- **STORED DATA**
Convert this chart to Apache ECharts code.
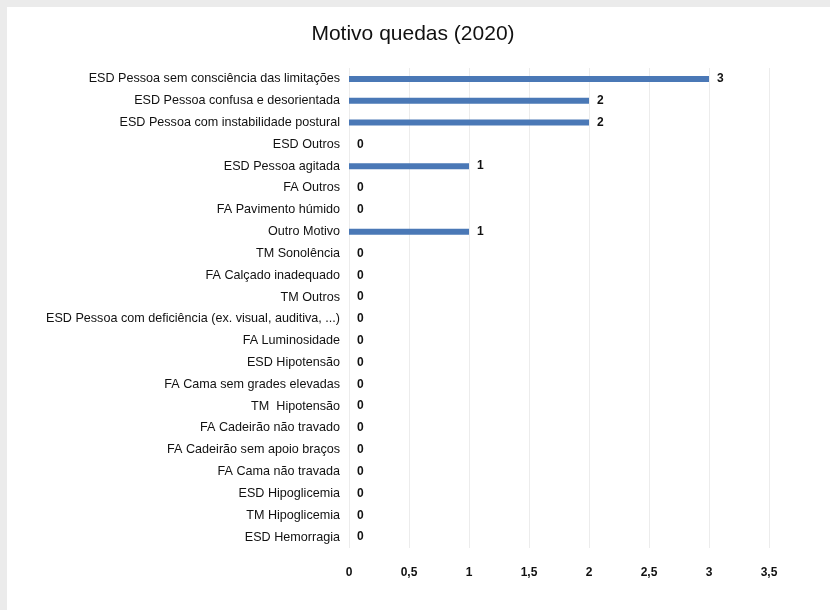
<!DOCTYPE html>
<html>
<head>
<meta charset="utf-8">
<script src="https://cdn.jsdelivr.net/npm/echarts@6/dist/echarts.min.js"></script>
<style>
html, body { margin: 0; padding: 0; background: #ebebeb; }
#motivoQuedas {
    position: absolute;
    left: 7px;
    top: 7px;
    width: 823px;
    height: 603px;
    background: #ffffff;
}
</style>
</head>
<body>
<div id="motivoQuedas"></div>
<script>
// categorias de cima para baixo
const categorias = [
    'ESD Pessoa sem consciência das limitações',
    'ESD Pessoa confusa e desorientada',
    'ESD Pessoa com instabilidade postural',
    'ESD Outros',
    'ESD Pessoa agitada',
    'FA Outros',
    'FA Pavimento húmido',
    'Outro Motivo',
    'TM Sonolência',
    'FA Calçado inadequado',
    'TM Outros',
    'ESD Pessoa com deficiência (ex. visual, auditiva, ...)',
    'FA Luminosidade',
    'ESD Hipotensão',
    'FA Cama sem grades elevadas',
    'TM  Hipotensão',
    'FA Cadeirão não travado',
    'FA Cadeirão sem apoio braços',
    'FA Cama não travada',
    'ESD Hipoglicemia',
    'TM Hipoglicemia',
    'ESD Hemorragia'
];
const quedas = [3, 2, 2, 0, 1, 0, 0, 1, 0, 0, 0, 0, 0, 0, 0, 0, 0, 0, 0, 0, 0, 0];
const eixoMin = 0;
const eixoMax = 3.5;
const eixoPasso = 0.5;

const fonte = '"Liberation Sans", sans-serif';

let myChart = echarts.init(document.getElementById('motivoQuedas'));
const option = {
    animation: false,
    title: {
        text: 'Motivo quedas (2020)',
        left: 401,
        top: 12,
        textAlign: 'center',
        textStyle: {
            fontFamily: fonte,
            fontSize: 21,
            fontWeight: 'normal',
            color: '#111111'
        }
    },
    grid: {
        left: 342,
        right: 61,
        top: 61,
        bottom: 62,
        containLabel: false
    },
    xAxis: {
        type: 'value',
        min: eixoMin,
        max: eixoMax,
        interval: eixoPasso,
        axisLine: { show: false },
        axisTick: { show: false },
        axisLabel: {
            margin: 19,
            color: '#111111',
            fontFamily: fonte,
            fontSize: 12,
            fontWeight: 'bold',
            formatter: function (v) {
                return String(v).replace('.', ',');
            }
        },
        splitLine: {
            show: true,
            lineStyle: { color: '#ececec', width: 1 }
        }
    },
    yAxis: {
        type: 'category',
        inverse: true,
        data: categorias,
        axisLine: { show: false },
        axisTick: { show: false },
        axisLabel: {
            margin: 9,
            color: '#111111',
            fontFamily: fonte,
            fontSize: 12.6
        }
    },
    series: [
        {
            type: 'bar',
            data: quedas,
            barWidth: 6,
            itemStyle: {
                color: '#4a78b6'
            },
            label: {
                show: true,
                position: 'right',
                distance: 8,
                color: '#111111',
                fontFamily: fonte,
                fontSize: 12,
                fontWeight: 'bold'
            }
        }
    ]
};
myChart.setOption(option);
</script>
</body>
</html>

- **YOUR TASK**
Copy the material shown above in full and exactly. Skip the pictures.

- **RESPONSE TO THIS EXERCISE**
Convert this chart to Apache ECharts code.
<!DOCTYPE html>
<html>
<head>
<meta charset="utf-8">
<script src="https://cdn.jsdelivr.net/npm/echarts@6/dist/echarts.min.js"></script>
<style>
html, body { margin: 0; padding: 0; background: #ebebeb; }
#motivoQuedas {
    position: absolute;
    left: 7px;
    top: 7px;
    width: 823px;
    height: 603px;
    background: #ffffff;
}
</style>
</head>
<body>
<div id="motivoQuedas"></div>
<script>
// categorias de cima para baixo
const categorias = [
    'ESD Pessoa sem consciência das limitações',
    'ESD Pessoa confusa e desorientada',
    'ESD Pessoa com instabilidade postural',
    'ESD Outros',
    'ESD Pessoa agitada',
    'FA Outros',
    'FA Pavimento húmido',
    'Outro Motivo',
    'TM Sonolência',
    'FA Calçado inadequado',
    'TM Outros',
    'ESD Pessoa com deficiência (ex. visual, auditiva, ...)',
    'FA Luminosidade',
    'ESD Hipotensão',
    'FA Cama sem grades elevadas',
    'TM  Hipotensão',
    'FA Cadeirão não travado',
    'FA Cadeirão sem apoio braços',
    'FA Cama não travada',
    'ESD Hipoglicemia',
    'TM Hipoglicemia',
    'ESD Hemorragia'
];
const quedas = [3, 2, 2, 0, 1, 0, 0, 1, 0, 0, 0, 0, 0, 0, 0, 0, 0, 0, 0, 0, 0, 0];
const eixoMin = 0;
const eixoMax = 3.5;
const eixoPasso = 0.5;

const fonte = '"Liberation Sans", sans-serif';

let myChart = echarts.init(document.getElementById('motivoQuedas'));
const option = {
    animation: false,
    title: {
        text: 'Motivo quedas (2020)',
        left: 401,
        top: 12,
        textAlign: 'center',
        textStyle: {
            fontFamily: fonte,
            fontSize: 21,
            fontWeight: 'normal',
            color: '#111111'
        }
    },
    grid: {
        left: 342,
        right: 61,
        top: 61,
        bottom: 62,
        containLabel: false
    },
    xAxis: {
        type: 'value',
        min: eixoMin,
        max: eixoMax,
        interval: eixoPasso,
        axisLine: { show: false },
        axisTick: { show: false },
        axisLabel: {
            margin: 19,
            color: '#111111',
            fontFamily: fonte,
            fontSize: 12,
            fontWeight: 'bold',
            formatter: function (v) {
                return String(v).replace('.', ',');
            }
        },
        splitLine: {
            show: true,
            lineStyle: { color: '#ececec', width: 1 }
        }
    },
    yAxis: {
        type: 'category',
        inverse: true,
        data: categorias,
        axisLine: { show: false },
        axisTick: { show: false },
        axisLabel: {
            margin: 9,
            color: '#111111',
            fontFamily: fonte,
            fontSize: 12.6
        }
    },
    series: [
        {
            type: 'bar',
            data: quedas,
            barWidth: 6,
            itemStyle: {
                color: '#4a78b6'
            },
            label: {
                show: true,
                position: 'right',
                distance: 8,
                color: '#111111',
                fontFamily: fonte,
                fontSize: 12,
                fontWeight: 'bold'
            }
        }
    ]
};
myChart.setOption(option);
</script>
</body>
</html>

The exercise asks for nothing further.